** WHAT THIS TASK INVOLVES **
Retype, please, the listing from its opening line through the line that contains "series_dashes = [[1, 0], [6, 4]]", both included, without the pictures.
:: DATASET EXCERPT ::
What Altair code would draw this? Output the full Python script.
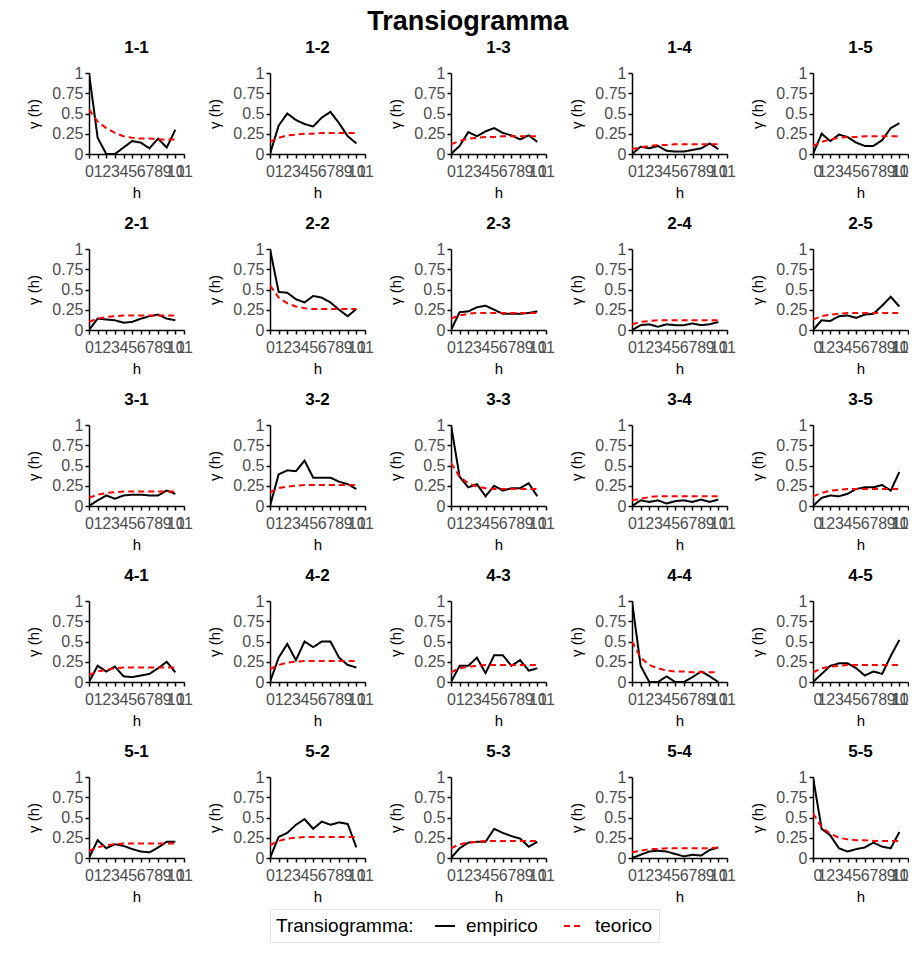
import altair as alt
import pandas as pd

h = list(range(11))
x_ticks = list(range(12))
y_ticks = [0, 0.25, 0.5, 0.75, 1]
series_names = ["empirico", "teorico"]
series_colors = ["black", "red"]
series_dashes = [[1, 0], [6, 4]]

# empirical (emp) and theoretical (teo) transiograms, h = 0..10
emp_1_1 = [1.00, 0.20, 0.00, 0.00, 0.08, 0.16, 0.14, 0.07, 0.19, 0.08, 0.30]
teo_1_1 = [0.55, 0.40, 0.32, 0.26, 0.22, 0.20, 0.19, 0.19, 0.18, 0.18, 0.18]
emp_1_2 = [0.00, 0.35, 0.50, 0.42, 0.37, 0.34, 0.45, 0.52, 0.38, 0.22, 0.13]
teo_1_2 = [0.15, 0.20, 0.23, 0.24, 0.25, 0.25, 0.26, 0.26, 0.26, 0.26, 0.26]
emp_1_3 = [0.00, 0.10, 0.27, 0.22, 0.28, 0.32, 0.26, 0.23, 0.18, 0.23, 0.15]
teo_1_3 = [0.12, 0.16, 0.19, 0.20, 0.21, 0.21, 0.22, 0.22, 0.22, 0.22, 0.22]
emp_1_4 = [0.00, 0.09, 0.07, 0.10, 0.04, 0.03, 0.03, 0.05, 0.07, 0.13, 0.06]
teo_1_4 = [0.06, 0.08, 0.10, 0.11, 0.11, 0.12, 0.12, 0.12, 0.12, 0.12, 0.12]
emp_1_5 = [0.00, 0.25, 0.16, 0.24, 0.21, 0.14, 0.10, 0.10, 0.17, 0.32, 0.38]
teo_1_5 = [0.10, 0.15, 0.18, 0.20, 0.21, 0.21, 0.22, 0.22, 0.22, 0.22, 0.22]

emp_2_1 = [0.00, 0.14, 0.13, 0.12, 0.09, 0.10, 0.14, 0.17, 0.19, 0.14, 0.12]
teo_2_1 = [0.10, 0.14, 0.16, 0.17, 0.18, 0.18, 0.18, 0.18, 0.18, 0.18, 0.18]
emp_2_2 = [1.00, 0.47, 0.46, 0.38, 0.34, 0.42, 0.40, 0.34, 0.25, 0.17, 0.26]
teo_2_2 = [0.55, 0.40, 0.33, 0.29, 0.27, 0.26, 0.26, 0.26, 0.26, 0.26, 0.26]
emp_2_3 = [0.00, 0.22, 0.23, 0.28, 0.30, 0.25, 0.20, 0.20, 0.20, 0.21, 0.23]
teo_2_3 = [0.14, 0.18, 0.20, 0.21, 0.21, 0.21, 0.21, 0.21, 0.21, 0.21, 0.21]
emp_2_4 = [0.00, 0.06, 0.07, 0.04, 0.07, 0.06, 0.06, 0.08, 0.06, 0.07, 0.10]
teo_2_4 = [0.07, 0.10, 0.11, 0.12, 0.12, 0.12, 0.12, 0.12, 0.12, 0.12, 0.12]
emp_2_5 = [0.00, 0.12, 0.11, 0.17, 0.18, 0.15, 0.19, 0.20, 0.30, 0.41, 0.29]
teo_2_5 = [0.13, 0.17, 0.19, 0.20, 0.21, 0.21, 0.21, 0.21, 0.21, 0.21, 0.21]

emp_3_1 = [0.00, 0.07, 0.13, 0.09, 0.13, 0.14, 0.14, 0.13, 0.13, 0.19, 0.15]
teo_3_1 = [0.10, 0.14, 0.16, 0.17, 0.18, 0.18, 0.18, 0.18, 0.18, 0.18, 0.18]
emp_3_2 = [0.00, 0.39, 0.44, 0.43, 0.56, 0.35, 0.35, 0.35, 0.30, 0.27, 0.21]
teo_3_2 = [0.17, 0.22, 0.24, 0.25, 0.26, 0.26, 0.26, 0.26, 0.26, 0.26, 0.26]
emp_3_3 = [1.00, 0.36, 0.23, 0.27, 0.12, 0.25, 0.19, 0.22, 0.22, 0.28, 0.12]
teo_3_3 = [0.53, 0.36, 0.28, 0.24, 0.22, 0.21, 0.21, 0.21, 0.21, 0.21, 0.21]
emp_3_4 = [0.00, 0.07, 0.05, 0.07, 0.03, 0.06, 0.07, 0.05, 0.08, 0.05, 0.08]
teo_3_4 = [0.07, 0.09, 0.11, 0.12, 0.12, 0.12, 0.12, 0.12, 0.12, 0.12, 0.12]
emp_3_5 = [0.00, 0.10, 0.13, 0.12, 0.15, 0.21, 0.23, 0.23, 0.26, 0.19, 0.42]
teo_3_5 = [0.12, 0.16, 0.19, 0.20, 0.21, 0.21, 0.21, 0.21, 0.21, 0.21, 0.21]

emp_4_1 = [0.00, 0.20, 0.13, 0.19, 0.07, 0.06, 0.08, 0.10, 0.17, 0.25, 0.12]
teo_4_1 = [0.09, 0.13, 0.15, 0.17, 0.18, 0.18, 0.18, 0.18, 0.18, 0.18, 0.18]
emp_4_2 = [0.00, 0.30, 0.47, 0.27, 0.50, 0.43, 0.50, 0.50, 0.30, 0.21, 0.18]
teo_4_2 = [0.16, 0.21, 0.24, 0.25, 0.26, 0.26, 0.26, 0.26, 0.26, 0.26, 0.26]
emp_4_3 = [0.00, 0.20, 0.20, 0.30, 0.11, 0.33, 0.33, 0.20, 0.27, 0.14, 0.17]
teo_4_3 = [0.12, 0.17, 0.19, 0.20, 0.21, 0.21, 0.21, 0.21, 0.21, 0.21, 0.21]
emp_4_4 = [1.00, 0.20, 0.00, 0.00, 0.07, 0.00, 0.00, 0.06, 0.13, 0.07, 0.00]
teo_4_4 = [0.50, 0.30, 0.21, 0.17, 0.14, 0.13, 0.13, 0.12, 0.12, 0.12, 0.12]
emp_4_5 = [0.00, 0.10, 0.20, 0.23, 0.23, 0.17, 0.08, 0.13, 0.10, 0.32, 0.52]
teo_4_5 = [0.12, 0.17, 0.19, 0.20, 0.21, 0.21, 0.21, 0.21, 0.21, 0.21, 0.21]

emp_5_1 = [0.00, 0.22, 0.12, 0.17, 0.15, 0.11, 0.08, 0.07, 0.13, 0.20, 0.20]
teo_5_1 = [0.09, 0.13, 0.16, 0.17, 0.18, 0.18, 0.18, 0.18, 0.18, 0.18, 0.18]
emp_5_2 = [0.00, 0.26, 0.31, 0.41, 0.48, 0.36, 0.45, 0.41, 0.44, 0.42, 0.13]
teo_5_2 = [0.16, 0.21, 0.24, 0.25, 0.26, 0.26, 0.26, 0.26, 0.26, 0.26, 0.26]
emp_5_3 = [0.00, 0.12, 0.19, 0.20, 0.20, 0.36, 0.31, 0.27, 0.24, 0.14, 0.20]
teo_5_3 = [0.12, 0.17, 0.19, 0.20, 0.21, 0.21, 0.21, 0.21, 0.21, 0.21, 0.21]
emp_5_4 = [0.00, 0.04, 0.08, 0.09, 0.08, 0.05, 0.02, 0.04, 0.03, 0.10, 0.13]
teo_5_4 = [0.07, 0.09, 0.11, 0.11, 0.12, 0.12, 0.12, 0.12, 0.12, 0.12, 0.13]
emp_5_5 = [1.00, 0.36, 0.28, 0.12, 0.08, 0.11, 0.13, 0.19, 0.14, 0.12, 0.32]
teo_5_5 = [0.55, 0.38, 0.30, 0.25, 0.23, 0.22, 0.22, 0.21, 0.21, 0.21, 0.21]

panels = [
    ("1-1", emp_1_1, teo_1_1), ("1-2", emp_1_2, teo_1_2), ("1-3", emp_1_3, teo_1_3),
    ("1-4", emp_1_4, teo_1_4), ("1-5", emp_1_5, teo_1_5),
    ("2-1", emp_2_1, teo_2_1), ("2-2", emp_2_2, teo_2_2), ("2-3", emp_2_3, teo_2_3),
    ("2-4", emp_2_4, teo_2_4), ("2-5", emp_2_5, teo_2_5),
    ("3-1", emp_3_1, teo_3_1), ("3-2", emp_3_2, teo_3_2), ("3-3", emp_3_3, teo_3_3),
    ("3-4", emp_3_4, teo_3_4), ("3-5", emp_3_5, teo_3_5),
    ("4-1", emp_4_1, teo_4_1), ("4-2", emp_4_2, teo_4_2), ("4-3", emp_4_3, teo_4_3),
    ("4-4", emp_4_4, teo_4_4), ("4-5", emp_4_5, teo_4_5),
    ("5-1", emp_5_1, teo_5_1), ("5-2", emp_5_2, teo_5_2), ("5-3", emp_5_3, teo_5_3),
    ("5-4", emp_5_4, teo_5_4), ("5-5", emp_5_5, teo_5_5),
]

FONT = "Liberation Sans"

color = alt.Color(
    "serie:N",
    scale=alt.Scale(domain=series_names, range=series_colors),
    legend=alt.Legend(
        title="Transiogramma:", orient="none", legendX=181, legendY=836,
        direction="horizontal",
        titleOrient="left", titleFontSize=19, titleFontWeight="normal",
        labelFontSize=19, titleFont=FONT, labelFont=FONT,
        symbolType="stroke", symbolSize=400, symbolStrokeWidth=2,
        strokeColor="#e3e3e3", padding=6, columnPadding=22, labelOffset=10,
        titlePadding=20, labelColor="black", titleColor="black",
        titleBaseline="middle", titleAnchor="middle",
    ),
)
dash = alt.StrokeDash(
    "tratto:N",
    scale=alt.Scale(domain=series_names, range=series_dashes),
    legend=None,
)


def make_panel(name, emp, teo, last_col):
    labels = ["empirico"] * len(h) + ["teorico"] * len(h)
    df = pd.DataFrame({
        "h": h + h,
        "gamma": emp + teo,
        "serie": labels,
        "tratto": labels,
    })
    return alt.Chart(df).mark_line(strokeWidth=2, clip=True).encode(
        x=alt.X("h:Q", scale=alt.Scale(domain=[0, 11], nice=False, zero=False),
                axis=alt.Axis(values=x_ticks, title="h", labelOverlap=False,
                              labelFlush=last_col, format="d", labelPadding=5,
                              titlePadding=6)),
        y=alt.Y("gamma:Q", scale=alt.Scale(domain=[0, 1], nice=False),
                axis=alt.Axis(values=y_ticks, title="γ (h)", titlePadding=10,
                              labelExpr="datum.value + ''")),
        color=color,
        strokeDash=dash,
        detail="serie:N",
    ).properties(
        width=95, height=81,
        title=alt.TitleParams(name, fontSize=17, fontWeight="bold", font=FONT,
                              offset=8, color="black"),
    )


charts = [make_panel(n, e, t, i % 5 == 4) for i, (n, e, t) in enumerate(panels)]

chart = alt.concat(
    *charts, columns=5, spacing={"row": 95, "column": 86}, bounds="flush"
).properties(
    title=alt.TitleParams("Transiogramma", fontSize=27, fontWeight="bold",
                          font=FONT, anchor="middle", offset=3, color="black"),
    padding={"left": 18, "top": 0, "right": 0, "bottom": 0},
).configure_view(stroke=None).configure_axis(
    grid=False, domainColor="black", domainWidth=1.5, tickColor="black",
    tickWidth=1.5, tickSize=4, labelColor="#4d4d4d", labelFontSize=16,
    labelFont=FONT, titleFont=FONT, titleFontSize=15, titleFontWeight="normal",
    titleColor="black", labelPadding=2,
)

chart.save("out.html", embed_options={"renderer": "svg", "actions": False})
:::
** THE RESPONSE **
What Altair code would draw this? Output the full Python script.
import altair as alt
import pandas as pd

h = list(range(11))
x_ticks = list(range(12))
y_ticks = [0, 0.25, 0.5, 0.75, 1]
series_names = ["empirico", "teorico"]
series_colors = ["black", "red"]
series_dashes = [[1, 0], [6, 4]]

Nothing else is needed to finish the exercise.